ARCHER2 doesn't mount the home partition on the compute nodes, so you will want to either make sure the compilation is done in the work partition, or more simply, copy the gs2 executable over.

In your job submission script, it is necessary to restore some modules first to make sure the correct libraries are found. Note that you only need to load epcc-job-env and restore PrgEnv-gnu, the other libraries will be found automatically.

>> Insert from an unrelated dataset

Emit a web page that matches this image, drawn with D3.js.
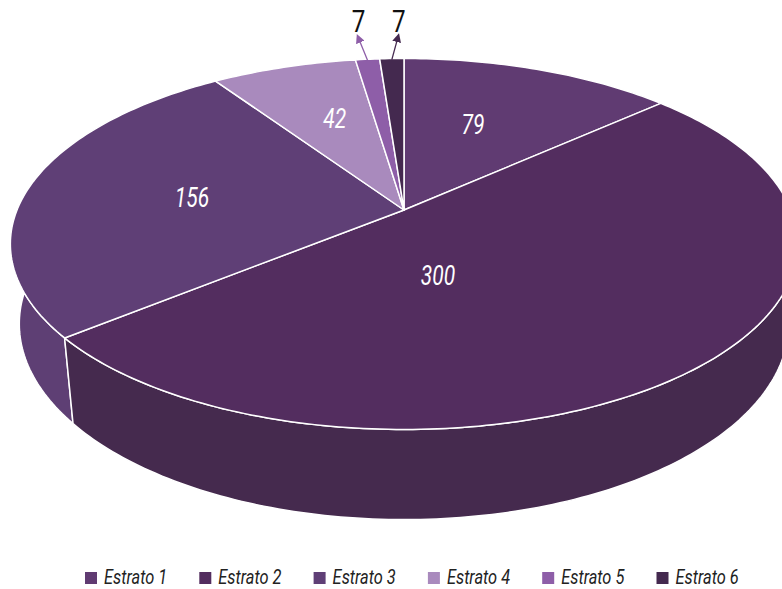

Here is an example job submission script for 1 minute on 1 node:

#!/bin/bash

# Job info
#SBATCH --job-name=gs2
#SBATCH --nodes=1
#SBATCH --tasks-per-node=128
#SBATCH --cpus-per-task=1
#SBATCH --time=00:01:00

# Partition info
#SBATCH --account=<account>
#SBATCH --partition=standard

# Ensure simulation has access to libraries.
module load epcc-job-env
module restore /etc/cray-pe.d/PrgEnv-gnu

# Important: set OpenMP threads to 1, as we're not using OpenMP.
# This makes sure any libraries don't use threads
export OMP_NUM_THREADS=1

srun --distribution=block:block --hint=nomultithread gs2 <input file>

Note that the --distribution=block:block --hint=nomultithread arguments to srun are strongly recommended by the ARCHER2 team.

If you're developing GS2 and want to make sure your modified code remains on the backed-up home partition, don't forget to copy the gs2 executable on to the work partition first. You can do automatically by using another script as a wrapper to your actual job script.

Short Experiments

Sometimes you'd like to run a short simulation and find you spend more time waiting for it to get through the queue and start running than it actually takes to run the simulation. In that case, you can try using the short queue (which is called "Quality of Service" in SLURM jargon). You can do that by adding the following to your submission script:

# The following uses the short job partition, which can only be used for quick
jobs, but has a much sorter queue time
#SBATCH --reservation=shortqos
#SBATCH --qos=short

Note the queue limits in the documentation: 20 minutes on 8 nodes, and only Monday to Friday.

Underpopulating Nodes

Particularly large jobs may need more memory per core than available by default, in which case you will need to use fewer cores per node (also called "underpopulating the nodes"). Depending on your input parameters, you may also find that you can get better performance by underpopulating, however this is not guaranteed and not always worth it in terms of overall resource use. You should measure performance before underpopulating production jobs.

In order to use fewer cores per node you need to change a couple of SLURM parameters:

#SBATCH --nodes=2
#SBATCH --tasks-per-node=64
#SBATCH --cpus-per-task=2

This now uses 128 cores spread across two nodes. We use two cpus per task in order to spread the cores across both sockets in the node. If you want to underpopulate further, don't forget to increase --cpus-per-task proportionally to compensate.